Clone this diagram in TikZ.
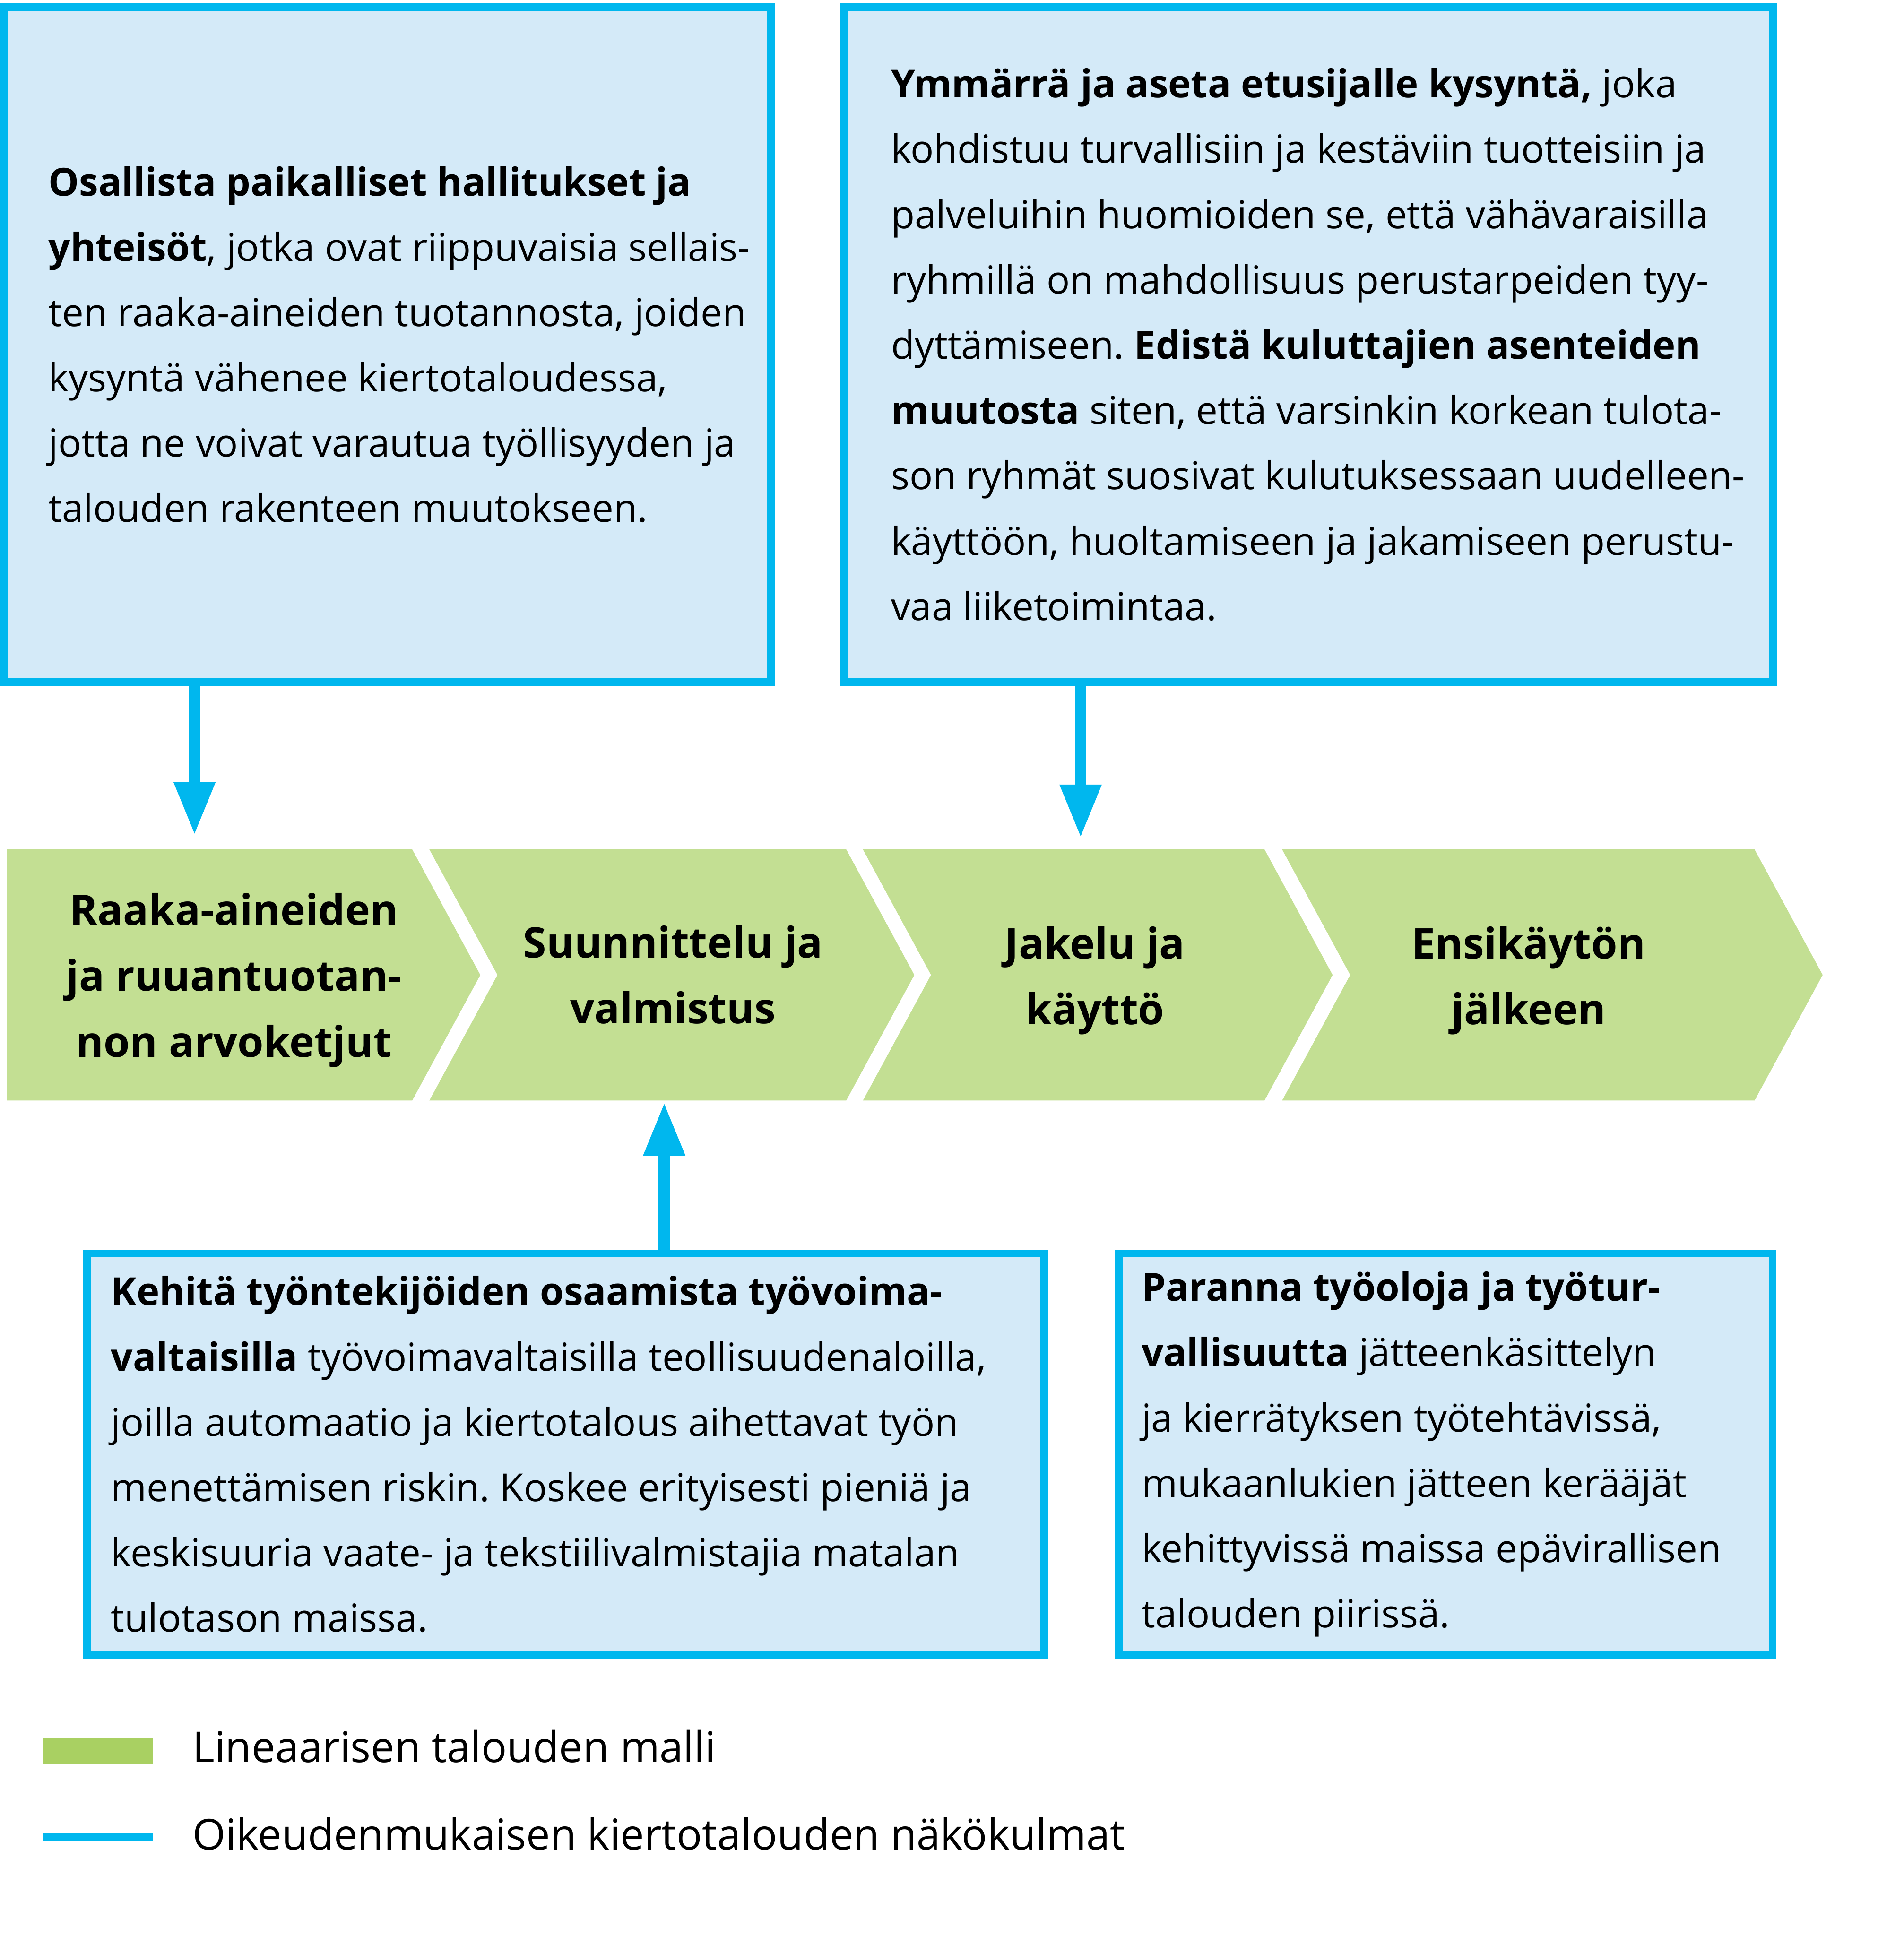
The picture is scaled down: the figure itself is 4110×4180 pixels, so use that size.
\documentclass[tikz,border=0pt]{standalone}
\usepackage{fontspec}
\setmainfont{Open Sans}
\frenchspacing
\usetikzlibrary{arrows.meta,positioning}
\definecolor{ceblue}{HTML}{00B7EE}
\definecolor{celight}{HTML}{D4EAF8}
\definecolor{cegreen}{HTML}{C3DF93}
\definecolor{celegend}{HTML}{A9D062}

\begin{document}
\begin{tikzpicture}[x=0.01cm,y=-0.01cm,
    aspect/.style={draw=ceblue,fill=celight,line width=0.17cm,
                   inner sep=0pt,outer sep=0pt},
    txt/.style={anchor=west,align=left,inner sep=0pt,
                font=\fontsize{23.7}{40.1}\selectfont},
    stage/.style={align=center,inner sep=0pt,
                  font=\bfseries\fontsize{26}{40.4}\selectfont},
    chev/.style={fill=cegreen},
    arr/.style={-{Triangle[length=1.15cm,width=0.84cm]},line width=0.24cm,ceblue},
    leg/.style={anchor=base west,inner sep=0pt,font=\fontsize{26.1}{30}\selectfont}
  ]
  \useasboundingbox (0,0) rectangle (4110,4180);

  % value chain
  \foreach \l/\r/\n in {15/890/0,927/1827/147,1863/2730/147,2768/3788/147}
    \fill[chev] (\l,1834) -- (\r,1834) -- ++(147,271) -- (\r,2376)
      -- (\l,2376) -- ++(\n,-271) -- cycle;

  \node[stage] (c1) at (505,2116) {Raaka-aineiden\\ja ruuantuotan-\\non arvoketjut};
  \node[stage] (c2) at (1453,2105) {Suunnittelu ja\\valmistus};
  \node[stage] (c3) at (2364,2117) {Jakelu ja\\käyttö};
  \node[stage] (c4) at (3300,2117) {Ensikäytön\\jälkeen};

  % aspects
  \node[aspect,minimum width=16.56cm,minimum height=14.55cm] (b1) at (836.5,744) {};
  \node[aspect,minimum width=20.03cm,minimum height=14.55cm] (b2) at (2825,744) {};
  \node[aspect,minimum width=20.65cm,minimum height=8.66cm] (b3) at (1221,3139.5) {};
  \node[aspect,minimum width=14.11cm,minimum height=8.66cm] (b4) at (3121,3139.5) {};

  \node[txt] (t1) at (104,744)
    {\textbf{Osallista paikalliset hallitukset ja}\\
     \textbf{yhteisöt}, jotka ovat riippuvaisia sellais-\\
     ten raaka-aineiden tuotannosta, joiden\\
     kysyntä vähenee kiertotaloudessa,\\
     jotta ne voivat varautua työllisyyden ja\\
     talouden rakenteen muutokseen.};
  \node[txt] (t2) at (1923,744)
    {\textbf{Ymmärrä ja aseta etusijalle kysyntä,} joka\\
     kohdistuu turvallisiin ja kestäviin tuotteisiin ja\\
     palveluihin huomioiden se, että vähävaraisilla\\
     ryhmillä on mahdollisuus perustarpeiden tyy-\\
     dyttämiseen. \textbf{Edistä kuluttajien asenteiden}\\
     \textbf{muutosta} siten, että varsinkin korkean tulota-\\
     son ryhmät suosivat kulutuksessaan uudelleen-\\
     käyttöön, huoltamiseen ja jakamiseen perustu-\\
     vaa liiketoimintaa.};
  \node[txt] (t3) at (239,3140)
    {\textbf{Kehitä työntekijöiden osaamista työvoima-}\\
     \textbf{valtaisilla} työvoimavaltaisilla teollisuudenaloilla,\\
     joilla automaatio ja kiertotalous aihettavat työn\\
     menettämisen riskin. Koskee erityisesti pieniä ja\\
     keskisuuria vaate- ja tekstiilivalmistajia matalan\\
     tulotason maissa.};
  \node[txt] (t4) at (2464,3140)
    {\textbf{Paranna työoloja ja työtur-}\\
     \textbf{vallisuutta} jätteenkäsittelyn\\
     ja kierrätyksen työtehtävissä,\\
     mukaanlukien jätteen kerääjät\\
     kehittyvissä maissa epävirallisen\\
     talouden piirissä.};

  \coordinate (a1) at (420,1803);
  \coordinate (a2) at (2333,1809);
  \coordinate (a3) at (1434,2380);
  \draw[arr] (a1 |- b1.south) -- (a1);
  \draw[arr] (a2 |- b2.south) -- (a2);
  \draw[arr] (a3 |- b3.north) -- (a3);

  % legend
  \node[fill=celegend,inner sep=0pt,minimum width=2.36cm,minimum height=0.56cm] (k1) at (212,3780) {};
  \node[leg] (k1txt) at (415,3805) {Lineaarisen talouden malli};
  \coordinate (k2a) at (94,3967);
  \coordinate (k2b) at (330,3967);
  \draw[line width=0.16cm,ceblue] (k2a) -- (k2b);
  \node[leg] (k2txt) at (415,3994) {Oikeudenmukaisen kiertotalouden näkökulmat};
\end{tikzpicture}
\end{document}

### Set problem
Keep the pictures out of the copy and write out the data exactly as it stands.

### Task output
Clone this diagram in TikZ.
The picture is scaled down: the figure itself is 4110×4180 pixels, so use that size.
\documentclass[tikz,border=0pt]{standalone}
\usepackage{fontspec}
\setmainfont{Open Sans}
\frenchspacing
\usetikzlibrary{arrows.meta,positioning}
\definecolor{ceblue}{HTML}{00B7EE}
\definecolor{celight}{HTML}{D4EAF8}
\definecolor{cegreen}{HTML}{C3DF93}
\definecolor{celegend}{HTML}{A9D062}

\begin{document}
\begin{tikzpicture}[x=0.01cm,y=-0.01cm,
    aspect/.style={draw=ceblue,fill=celight,line width=0.17cm,
                   inner sep=0pt,outer sep=0pt},
    txt/.style={anchor=west,align=left,inner sep=0pt,
                font=\fontsize{23.7}{40.1}\selectfont},
    stage/.style={align=center,inner sep=0pt,
                  font=\bfseries\fontsize{26}{40.4}\selectfont},
    chev/.style={fill=cegreen},
    arr/.style={-{Triangle[length=1.15cm,width=0.84cm]},line width=0.24cm,ceblue},
    leg/.style={anchor=base west,inner sep=0pt,font=\fontsize{26.1}{30}\selectfont}
  ]
  \useasboundingbox (0,0) rectangle (4110,4180);

  % value chain
  \foreach \l/\r/\n in {15/890/0,927/1827/147,1863/2730/147,2768/3788/147}
    \fill[chev] (\l,1834) -- (\r,1834) -- ++(147,271) -- (\r,2376)
      -- (\l,2376) -- ++(\n,-271) -- cycle;

  \node[stage] (c1) at (505,2116) {Raaka-aineiden\\ja ruuantuotan-\\non arvoketjut};
  \node[stage] (c2) at (1453,2105) {Suunnittelu ja\\valmistus};
  \node[stage] (c3) at (2364,2117) {Jakelu ja\\käyttö};
  \node[stage] (c4) at (3300,2117) {Ensikäytön\\jälkeen};

  % aspects
  \node[aspect,minimum width=16.56cm,minimum height=14.55cm] (b1) at (836.5,744) {};
  \node[aspect,minimum width=20.03cm,minimum height=14.55cm] (b2) at (2825,744) {};
  \node[aspect,minimum width=20.65cm,minimum height=8.66cm] (b3) at (1221,3139.5) {};
  \node[aspect,minimum width=14.11cm,minimum height=8.66cm] (b4) at (3121,3139.5) {};

  \node[txt] (t1) at (104,744)
    {\textbf{Osallista paikalliset hallitukset ja}\\
     \textbf{yhteisöt}, jotka ovat riippuvaisia sellais-\\
     ten raaka-aineiden tuotannosta, joiden\\
     kysyntä vähenee kiertotaloudessa,\\
     jotta ne voivat varautua työllisyyden ja\\
     talouden rakenteen muutokseen.};
  \node[txt] (t2) at (1923,744)
    {\textbf{Ymmärrä ja aseta etusijalle kysyntä,} joka\\
     kohdistuu turvallisiin ja kestäviin tuotteisiin ja\\
     palveluihin huomioiden se, että vähävaraisilla\\
     ryhmillä on mahdollisuus perustarpeiden tyy-\\
     dyttämiseen. \textbf{Edistä kuluttajien asenteiden}\\
     \textbf{muutosta} siten, että varsinkin korkean tulota-\\
     son ryhmät suosivat kulutuksessaan uudelleen-\\
     käyttöön, huoltamiseen ja jakamiseen perustu-\\
     vaa liiketoimintaa.};
  \node[txt] (t3) at (239,3140)
    {\textbf{Kehitä työntekijöiden osaamista työvoima-}\\
     \textbf{valtaisilla} työvoimavaltaisilla teollisuudenaloilla,\\
     joilla automaatio ja kiertotalous aihettavat työn\\
     menettämisen riskin. Koskee erityisesti pieniä ja\\
     keskisuuria vaate- ja tekstiilivalmistajia matalan\\
     tulotason maissa.};
  \node[txt] (t4) at (2464,3140)
    {\textbf{Paranna työoloja ja työtur-}\\
     \textbf{vallisuutta} jätteenkäsittelyn\\
     ja kierrätyksen työtehtävissä,\\
     mukaanlukien jätteen kerääjät\\
     kehittyvissä maissa epävirallisen\\
     talouden piirissä.};

  \coordinate (a1) at (420,1803);
  \coordinate (a2) at (2333,1809);
  \coordinate (a3) at (1434,2380);
  \draw[arr] (a1 |- b1.south) -- (a1);
  \draw[arr] (a2 |- b2.south) -- (a2);
  \draw[arr] (a3 |- b3.north) -- (a3);

  % legend
  \node[fill=celegend,inner sep=0pt,minimum width=2.36cm,minimum height=0.56cm] (k1) at (212,3780) {};
  \node[leg] (k1txt) at (415,3805) {Lineaarisen talouden malli};
  \coordinate (k2a) at (94,3967);
  \coordinate (k2b) at (330,3967);
  \draw[line width=0.16cm,ceblue] (k2a) -- (k2b);
  \node[leg] (k2txt) at (415,3994) {Oikeudenmukaisen kiertotalouden näkökulmat};
\end{tikzpicture}
\end{document}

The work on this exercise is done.